Sterhnagen, Germany
Tuesday
Julianne, the woman who runs the farm where we’re currently WWOOFing, is a hard working lady who keeps cows, horses, a donkey, and 2 llamas. Because she has a farm, she receives a discount on taxes that go toward health insurance. She said her boyfriend, Frank, a website developer, pays about $300 a month. She pays about $60 or $70 a month.
Raegan, chopping wood, in Sternhagen, Germany. Travel like we did. Visit How to Travel Europe Cheap to get started.
So far, the work that we’ve done includes: milking cows, chopping wood, chopping plants in the horse pasture that are bad for the horses, then carrying the plants and dropping them in a pile by the river.
For money, Julianne gives piano lessons. Also, she barters her milk for other food she needs, like apple ginger juice, and also for this kind of currency that is used among farmers to buy and sell products and merchandise between themselves.
It’s a small farming community in Germany.
Me, Kris, stacking firewood. Sternhagen, Germany.
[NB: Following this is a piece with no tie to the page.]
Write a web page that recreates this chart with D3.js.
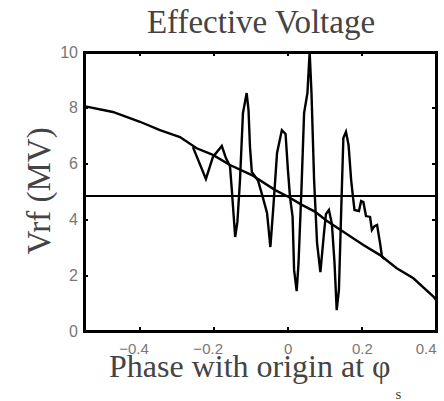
<!DOCTYPE html>
<html><head><meta charset="utf-8">
<script src="https://cdn.jsdelivr.net/npm/d3@7"></script>
<style>body{margin:0;background:#fff}svg{display:block}</style>
</head><body><svg id="c" width="444" height="401"></svg>
<script>
// ---- data ----
const xTickValues = [-0.4, -0.2, 0, 0.2, 0.4];
const xTickLabels = ["\u22120.4", "\u22120.2", "0", "0.2", "0.4"];
const yTickValues = [0, 2, 4, 6, 8, 10];
const yTickLabels = ["0", "2", "4", "6", "8", "10"];

// smooth RF voltage curve
const rfPhase = [-0.55, -0.472, -0.399, -0.345, -0.291, -0.246, -0.202, -0.156, -0.097, -0.034, 0.001, 0.038, 0.073, 0.105, 0.159, 0.204, 0.249, 0.294, 0.339, 0.393, 0.4];
const rfVolt  = [8.06, 7.85, 7.50, 7.20, 6.95, 6.55, 6.31, 5.95, 5.59, 5.05, 4.81, 4.52, 4.28, 3.95, 3.48, 3.08, 2.72, 2.25, 1.89, 1.23, 1.12];

// effective voltage (oscillating)
const effPhase = [-0.256, -0.221, -0.202, -0.178, -0.167, -0.156, -0.151, -0.142, -0.136, -0.129, -0.121, -0.111, -0.106, -0.102, -0.097, -0.080, -0.067, -0.056, -0.047, -0.039, -0.029, -0.016, -0.006, 0.000, 0.006, 0.013, 0.017, 0.024, 0.029, 0.037, 0.044, 0.053, 0.059, 0.064, 0.071, 0.079, 0.088, 0.098, 0.103, 0.111, 0.119, 0.126, 0.132, 0.138, 0.145, 0.150, 0.157, 0.164, 0.171, 0.176, 0.180, 0.192, 0.198, 0.204, 0.211, 0.222, 0.227, 0.234, 0.241, 0.249, 0.254, 0.260];
const effVolt  = [6.59, 5.45, 6.24, 6.63, 6.20, 5.91, 5.05, 3.37, 3.91, 5.41, 7.81, 8.53, 7.92, 6.59, 5.70, 5.38, 4.77, 4.23, 3.01, 4.44, 6.38, 7.20, 7.06, 5.84, 4.80, 4.09, 2.19, 1.43, 2.44, 5.13, 7.81, 8.53, 10.0, 8.53, 5.41, 3.15, 2.11, 3.55, 4.19, 4.34, 3.84, 2.47, 0.75, 1.47, 4.70, 6.92, 7.14, 6.67, 5.41, 4.80, 4.34, 4.30, 4.66, 4.62, 4.12, 4.09, 3.62, 3.76, 3.80, 3.15, 2.69, 2.58];

const referenceLevel = 4.85;
const xDomain = [-0.55, 0.4];
const yDomain = [0, 10];

// ---- drawing ----
const svg = d3.select("#c");
const L = 84, R = 436, T = 52, B = 331;
const x = d3.scaleLinear().domain(xDomain).range([L, R]);
const y = d3.scaleLinear().domain(yDomain).range([B, T]);

const tickFont = "'Liberation Sans', Arial, sans-serif";
const serif = "'Liberation Serif', 'Times New Roman', serif";

function styleAxis(g) {
  g.select(".domain").remove();
  g.selectAll(".tick line").attr("stroke", "#000").attr("stroke-width", 2).attr("shape-rendering", "crispEdges");
  g.selectAll(".tick text").attr("fill", "#777").style("font-family", tickFont).style("font-size", "15px");
}

svg.append("g").attr("transform", `translate(0,${B})`)
  .call(d3.axisBottom(x).tickValues(xTickValues).tickSizeInner(-4).tickSizeOuter(0).tickPadding(12)
    .tickFormat((d, i) => xTickLabels[i]))
  .call(styleAxis)
  .call(g => g.selectAll(".tick text")
    .attr("dx", d => d < 0 ? -6 : 0)
    .attr("text-anchor", d => d === 0.4 ? "end" : "middle")
    .attr("x", d => d === 0.4 ? 0 : 0));

svg.append("g").attr("transform", `translate(0,${T})`)
  .call(d3.axisTop(x).tickValues(xTickValues).tickSizeInner(-4).tickSizeOuter(0).tickFormat(""))
  .call(styleAxis);

svg.append("g").attr("transform", `translate(${L},0)`)
  .call(d3.axisLeft(y).tickValues(yTickValues).tickSizeInner(-4).tickSizeOuter(0).tickPadding(6)
    .tickFormat((d, i) => yTickLabels[i]))
  .call(styleAxis)
  .call(g => g.selectAll(".tick text").style("font-size", "16px"));

svg.append("g").attr("transform", `translate(${R},0)`)
  .call(d3.axisRight(y).tickValues(yTickValues).tickSizeInner(-4).tickSizeOuter(0).tickFormat(""))
  .call(styleAxis);

// frame
svg.append("rect").attr("x", L).attr("y", T).attr("width", R - L).attr("height", B - T)
  .attr("fill", "none").attr("stroke", "#000").attr("stroke-width", 3).attr("shape-rendering", "crispEdges");

// reference horizontal line
svg.append("line").attr("x1", x(xDomain[0])).attr("x2", x(xDomain[1]))
  .attr("y1", y(referenceLevel)).attr("y2", y(referenceLevel))
  .attr("stroke", "#000").attr("stroke-width", 2.2).attr("shape-rendering", "crispEdges");

const line = d3.line().x(d => x(d[0])).y(d => y(d[1]));

svg.append("path").datum(d3.zip(rfPhase, rfVolt))
  .attr("d", line).attr("fill", "none").attr("stroke", "#000").attr("stroke-width", 2.4)
  .attr("stroke-linejoin", "miter");

svg.append("path").datum(d3.zip(effPhase, effVolt))
  .attr("d", line).attr("fill", "none").attr("stroke", "#000").attr("stroke-width", 2.4)
  .attr("stroke-linejoin", "miter");

// title
svg.append("text").attr("x", 261).attr("y", 33).attr("text-anchor", "middle")
  .style("font-family", serif).style("font-size", "33px").attr("fill", "#444")
  .text("Effective Voltage");

// x label
const xl = svg.append("text").attr("x", 109).attr("y", 377)
  .style("font-family", serif).style("font-size", "32px").attr("fill", "#444");
xl.append("tspan").text("Phase with origin at \u03c6");
xl.append("tspan").attr("dx", 5).attr("dy", 22).style("font-size", "15px").text("s");

// y label
svg.append("text").attr("transform", "translate(50,191) rotate(-90)").attr("text-anchor", "middle")
  .style("font-family", serif).style("font-size", "33px").attr("fill", "#444")
  .text("Vrf (MV)");
</script>
</body></html>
The food here is mainly milk based–yogurt, milk, butter, cheese–or apple based– apple compote, apple juice, apples–with other foods like bread, and also yogurt with fruit and granola, coffee, tea, carrot and onion soup with pasta in a tomato-milk sauce that tastes like penne ala vodka. The food is delicious.
Saturday
Earlier today, after a breakfast that consisted of our choice of boiled eggs, whole grain bread, fresh jams–plum, banana-orange-rhubarb, fresh butter, fresh milk, fresh cream, a pot of coffee, a pot of tea, sugar, a bowl of chopped lettuce–with Julianne Damminger, the lady who we’re WWOOFing with, and her boyfriend, Frank, Julianne left to run an errand and Frank left to go to work.
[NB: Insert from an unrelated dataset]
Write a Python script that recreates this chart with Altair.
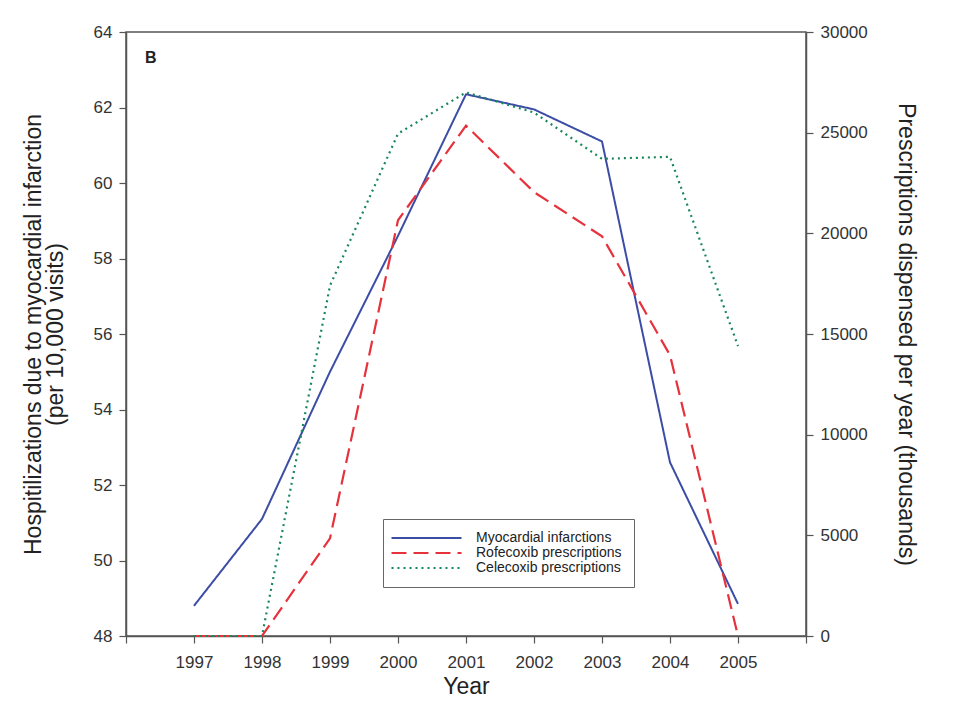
import altair as alt
import pandas as pd

years = [1997, 1998, 1999, 2000, 2001, 2002, 2003, 2004, 2005]
mi_rate = [48.8, 51.1, 55.0, 58.6, 62.35, 61.95, 61.1, 52.6, 48.85]
rofecoxib = [0, 0, 4850, 20650, 25350, 22050, 19850, 13950, 0]
celecoxib = [0, 0, 17400, 24950, 27000, 26000, 23700, 23800, 14400]

series_names = ["Myocardial infarctions", "Rofecoxib prescriptions", "Celecoxib prescriptions"]
series_colors = ["#3c4da5", "#e5323c", "#17875a"]
series_dashes = [[1, 0], [15, 7], [2, 4]]

x_ticks = list(range(1996, 2007))
left_ticks = list(range(48, 65, 2))
right_ticks = list(range(0, 30001, 5000))

df_mi = pd.DataFrame({"Year": years, "value": mi_rate, "series": series_names[0]})
df_rx = pd.concat([
    pd.DataFrame({"Year": years, "value": rofecoxib, "series": series_names[1]}),
    pd.DataFrame({"Year": years, "value": celecoxib, "series": series_names[2]}),
])

FONT = "Liberation Sans"

color_scale = alt.Scale(domain=series_names, range=series_colors)
dash_scale = alt.Scale(domain=series_names, range=series_dashes)

legend = alt.Legend(
    title=None, orient="none", legendX=257, legendY=487,
    symbolType="M-3,0H17", symbolSize=49, symbolStrokeWidth=2,
    labelFont=FONT, labelFontSize=14, labelColor="#222",
    strokeColor="#666", padding=12, rowPadding=1, labelOffset=67,
    fillColor="white",
)

x_enc = alt.X(
    "Year:Q",
    scale=alt.Scale(domain=[1996, 2006], nice=False, zero=False),
    axis=alt.Axis(
        values=x_ticks, format="d", grid=False, title="Year",
        labelExpr="(datum.value == 1996 || datum.value == 2006) ? '' : datum.label",
    ),
)

mi_layer = alt.Chart(df_mi).mark_line(strokeWidth=2).encode(
    x=x_enc,
    y=alt.Y(
        "value:Q",
        scale=alt.Scale(domain=[48, 64], nice=False, zero=False),
        axis=alt.Axis(
            orient="left", values=left_ticks, grid=False,
            title=["Hospitilizations due to myocardial infarction", "(per 10,000 visits)"],
            titlePadding=26, titleLineHeight=22,
        ),
    ),
    color=alt.Color("series:N", scale=color_scale, legend=legend),
    strokeDash=alt.StrokeDash("series:N", scale=dash_scale, legend=legend),
)

rx_layer = alt.Chart(df_rx).mark_line(strokeWidth=2.2).encode(
    x=x_enc,
    y=alt.Y(
        "value:Q",
        scale=alt.Scale(domain=[0, 30000], nice=False),
        axis=alt.Axis(
            orient="right", values=right_ticks, format="d", grid=False,
            title="Prescriptions dispensed per year (thousands)",
            titlePadding=26,
        ),
    ),
    color=alt.Color("series:N", scale=color_scale, legend=legend),
    strokeDash=alt.StrokeDash("series:N", scale=dash_scale, legend=legend),
)

label_b = alt.Chart(pd.DataFrame({"t": ["B"]})).mark_text(
    font=FONT, fontSize=16, fontWeight="bold", align="left", baseline="middle", color="#222"
).encode(text="t:N", x=alt.value(19), y=alt.value(26))

chart = alt.layer(mi_layer, rx_layer, label_b).resolve_scale(y="independent").properties(
    width=680, height=604, background="white",
    padding={"top": 15, "left": 14, "right": 5, "bottom": 5},
).configure_axis(
    labelFont=FONT, titleFont=FONT, labelFontSize=17, titleFontSize=23,
    titleFontWeight="normal", labelColor="#333", titleColor="#222",
    domainColor="#555", tickColor="#555", tickSize=7, labelPadding=7,
    domainWidth=1.5, tickWidth=1.2,
).configure_axisX(titlePadding=5, labelPadding=11).configure_view(
    stroke="#555", strokeWidth=1.5
)

chart.save("out.html", embed_options={"renderer": "svg", "actions": False})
Raegan and I scooped up the poop from the donkey, the horse, and the llamas that was mixed in with wet hay that laid in the stable. We wheelbarrowed it to the back, dumped it in a pile, and replaced it with dry hay.
Now, Raegan and I are in the loft. We’re about to go outside to see what Julianne wants next. We’re probably going to put the tarp over the hay to keep it dry. The yoga instructor, that we met two days ago, who lives down the road, invited us to make apple cider today, so we’re probably going to do that afterward.
Making Apple Cider
This evening, around 5pm, we’re going to go to Prenzlau, to the train station, take a train to Hamburg, then another one to the airport, spend the night in the airport, then take a flight to Dusseldorf, Germany, then another flight from Dusseldorf to Miami, Florida, where Raegan’s Mom will pick us up.